→ **Requirements**
Take the material below and retype it in full; pictures are left out.

━━━ Records supplied

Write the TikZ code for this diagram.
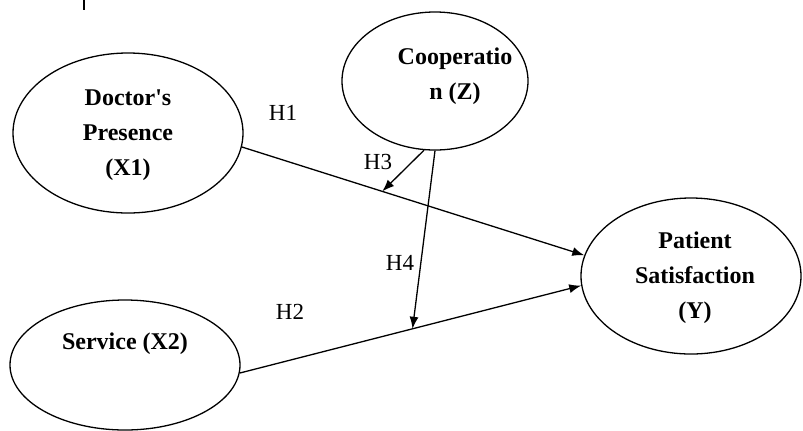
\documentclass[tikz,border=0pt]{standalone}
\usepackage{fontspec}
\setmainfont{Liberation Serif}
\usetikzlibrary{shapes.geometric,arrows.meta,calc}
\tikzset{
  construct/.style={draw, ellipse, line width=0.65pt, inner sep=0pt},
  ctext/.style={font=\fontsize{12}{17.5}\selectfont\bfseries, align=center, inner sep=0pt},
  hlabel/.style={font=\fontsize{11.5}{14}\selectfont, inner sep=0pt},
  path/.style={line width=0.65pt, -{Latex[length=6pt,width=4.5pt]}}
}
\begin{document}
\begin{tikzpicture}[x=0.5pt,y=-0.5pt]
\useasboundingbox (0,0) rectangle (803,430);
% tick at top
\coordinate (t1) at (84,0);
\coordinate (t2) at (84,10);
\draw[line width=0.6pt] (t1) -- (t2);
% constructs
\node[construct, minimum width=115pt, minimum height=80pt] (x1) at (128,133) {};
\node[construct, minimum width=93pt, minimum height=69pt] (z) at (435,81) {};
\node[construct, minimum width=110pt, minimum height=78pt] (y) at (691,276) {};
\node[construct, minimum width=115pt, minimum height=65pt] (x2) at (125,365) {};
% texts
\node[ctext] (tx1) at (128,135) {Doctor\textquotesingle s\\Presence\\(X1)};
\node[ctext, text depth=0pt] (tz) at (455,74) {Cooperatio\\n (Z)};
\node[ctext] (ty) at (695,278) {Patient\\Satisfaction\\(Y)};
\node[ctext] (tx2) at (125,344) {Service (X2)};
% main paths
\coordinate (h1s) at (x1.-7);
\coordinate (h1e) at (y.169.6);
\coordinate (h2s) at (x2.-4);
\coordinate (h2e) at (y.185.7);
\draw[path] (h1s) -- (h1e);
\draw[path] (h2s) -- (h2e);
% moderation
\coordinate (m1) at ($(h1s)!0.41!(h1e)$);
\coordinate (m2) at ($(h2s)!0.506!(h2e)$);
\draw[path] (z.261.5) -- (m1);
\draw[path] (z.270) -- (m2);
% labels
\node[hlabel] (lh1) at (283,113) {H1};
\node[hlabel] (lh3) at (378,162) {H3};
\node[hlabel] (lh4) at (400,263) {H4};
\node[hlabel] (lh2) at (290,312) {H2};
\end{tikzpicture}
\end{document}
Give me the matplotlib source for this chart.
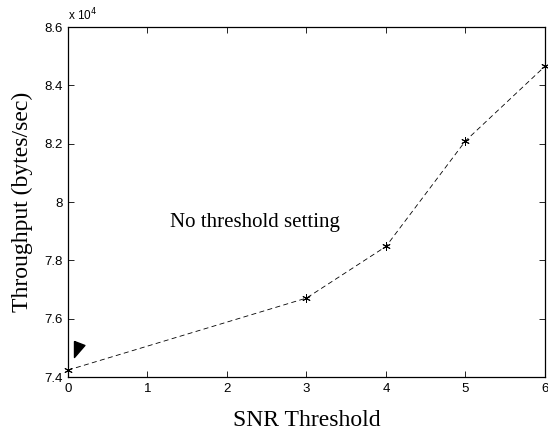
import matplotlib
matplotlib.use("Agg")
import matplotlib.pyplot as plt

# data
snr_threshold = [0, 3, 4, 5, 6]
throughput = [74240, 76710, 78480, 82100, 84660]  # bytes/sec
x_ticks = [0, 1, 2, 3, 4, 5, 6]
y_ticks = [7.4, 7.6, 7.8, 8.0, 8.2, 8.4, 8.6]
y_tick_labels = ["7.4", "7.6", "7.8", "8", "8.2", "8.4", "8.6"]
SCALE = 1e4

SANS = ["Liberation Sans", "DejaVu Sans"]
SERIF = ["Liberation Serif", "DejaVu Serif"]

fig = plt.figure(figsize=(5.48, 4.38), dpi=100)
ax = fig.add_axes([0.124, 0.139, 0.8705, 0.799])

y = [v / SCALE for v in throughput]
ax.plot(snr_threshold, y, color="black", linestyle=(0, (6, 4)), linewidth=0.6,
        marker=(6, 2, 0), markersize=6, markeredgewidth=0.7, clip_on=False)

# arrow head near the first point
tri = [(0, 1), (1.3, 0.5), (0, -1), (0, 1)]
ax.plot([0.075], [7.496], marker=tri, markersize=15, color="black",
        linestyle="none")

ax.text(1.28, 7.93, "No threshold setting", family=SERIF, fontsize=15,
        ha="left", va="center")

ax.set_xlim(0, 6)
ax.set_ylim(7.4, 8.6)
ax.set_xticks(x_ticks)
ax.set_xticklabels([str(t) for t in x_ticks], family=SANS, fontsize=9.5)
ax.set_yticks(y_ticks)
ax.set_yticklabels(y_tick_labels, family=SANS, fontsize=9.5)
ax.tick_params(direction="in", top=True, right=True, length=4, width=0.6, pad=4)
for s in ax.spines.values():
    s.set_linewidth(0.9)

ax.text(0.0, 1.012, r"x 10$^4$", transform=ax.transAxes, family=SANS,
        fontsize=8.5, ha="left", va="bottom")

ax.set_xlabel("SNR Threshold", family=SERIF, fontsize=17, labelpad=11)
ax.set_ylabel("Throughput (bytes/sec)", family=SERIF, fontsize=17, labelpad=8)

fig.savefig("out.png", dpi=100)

━━━━━━

→ **Completed task**
Write the TikZ code for this diagram.
\documentclass[tikz,border=0pt]{standalone}
\usepackage{fontspec}
\setmainfont{Liberation Serif}
\usetikzlibrary{shapes.geometric,arrows.meta,calc}
\tikzset{
  construct/.style={draw, ellipse, line width=0.65pt, inner sep=0pt},
  ctext/.style={font=\fontsize{12}{17.5}\selectfont\bfseries, align=center, inner sep=0pt},
  hlabel/.style={font=\fontsize{11.5}{14}\selectfont, inner sep=0pt},
  path/.style={line width=0.65pt, -{Latex[length=6pt,width=4.5pt]}}
}
\begin{document}
\begin{tikzpicture}[x=0.5pt,y=-0.5pt]
\useasboundingbox (0,0) rectangle (803,430);
% tick at top
\coordinate (t1) at (84,0);
\coordinate (t2) at (84,10);
\draw[line width=0.6pt] (t1) -- (t2);
% constructs
\node[construct, minimum width=115pt, minimum height=80pt] (x1) at (128,133) {};
\node[construct, minimum width=93pt, minimum height=69pt] (z) at (435,81) {};
\node[construct, minimum width=110pt, minimum height=78pt] (y) at (691,276) {};
\node[construct, minimum width=115pt, minimum height=65pt] (x2) at (125,365) {};
% texts
\node[ctext] (tx1) at (128,135) {Doctor\textquotesingle s\\Presence\\(X1)};
\node[ctext, text depth=0pt] (tz) at (455,74) {Cooperatio\\n (Z)};
\node[ctext] (ty) at (695,278) {Patient\\Satisfaction\\(Y)};
\node[ctext] (tx2) at (125,344) {Service (X2)};
% main paths
\coordinate (h1s) at (x1.-7);
\coordinate (h1e) at (y.169.6);
\coordinate (h2s) at (x2.-4);
\coordinate (h2e) at (y.185.7);
\draw[path] (h1s) -- (h1e);
\draw[path] (h2s) -- (h2e);
% moderation
\coordinate (m1) at ($(h1s)!0.41!(h1e)$);
\coordinate (m2) at ($(h2s)!0.506!(h2e)$);
\draw[path] (z.261.5) -- (m1);
\draw[path] (z.270) -- (m2);
% labels
\node[hlabel] (lh1) at (283,113) {H1};
\node[hlabel] (lh3) at (378,162) {H3};
\node[hlabel] (lh4) at (400,263) {H4};
\node[hlabel] (lh2) at (290,312) {H2};
\end{tikzpicture}
\end{document}
Give me the matplotlib source for this chart.
import matplotlib
matplotlib.use("Agg")
import matplotlib.pyplot as plt

# data
snr_threshold = [0, 3, 4, 5, 6]
throughput = [74240, 76710, 78480, 82100, 84660]  # bytes/sec
x_ticks = [0, 1, 2, 3, 4, 5, 6]
y_ticks = [7.4, 7.6, 7.8, 8.0, 8.2, 8.4, 8.6]
y_tick_labels = ["7.4", "7.6", "7.8", "8", "8.2", "8.4", "8.6"]
SCALE = 1e4

SANS = ["Liberation Sans", "DejaVu Sans"]
SERIF = ["Liberation Serif", "DejaVu Serif"]

fig = plt.figure(figsize=(5.48, 4.38), dpi=100)
ax = fig.add_axes([0.124, 0.139, 0.8705, 0.799])

y = [v / SCALE for v in throughput]
ax.plot(snr_threshold, y, color="black", linestyle=(0, (6, 4)), linewidth=0.6,
        marker=(6, 2, 0), markersize=6, markeredgewidth=0.7, clip_on=False)

# arrow head near the first point
tri = [(0, 1), (1.3, 0.5), (0, -1), (0, 1)]
ax.plot([0.075], [7.496], marker=tri, markersize=15, color="black",
        linestyle="none")

ax.text(1.28, 7.93, "No threshold setting", family=SERIF, fontsize=15,
        ha="left", va="center")

ax.set_xlim(0, 6)
ax.set_ylim(7.4, 8.6)
ax.set_xticks(x_ticks)
ax.set_xticklabels([str(t) for t in x_ticks], family=SANS, fontsize=9.5)
ax.set_yticks(y_ticks)
ax.set_yticklabels(y_tick_labels, family=SANS, fontsize=9.5)
ax.tick_params(direction="in", top=True, right=True, length=4, width=0.6, pad=4)
for s in ax.spines.values():
    s.set_linewidth(0.9)

ax.text(0.0, 1.012, r"x 10$^4$", transform=ax.transAxes, family=SANS,
        fontsize=8.5, ha="left", va="bottom")

ax.set_xlabel("SNR Threshold", family=SERIF, fontsize=17, labelpad=11)
ax.set_ylabel("Throughput (bytes/sec)", family=SERIF, fontsize=17, labelpad=8)

fig.savefig("out.png", dpi=100)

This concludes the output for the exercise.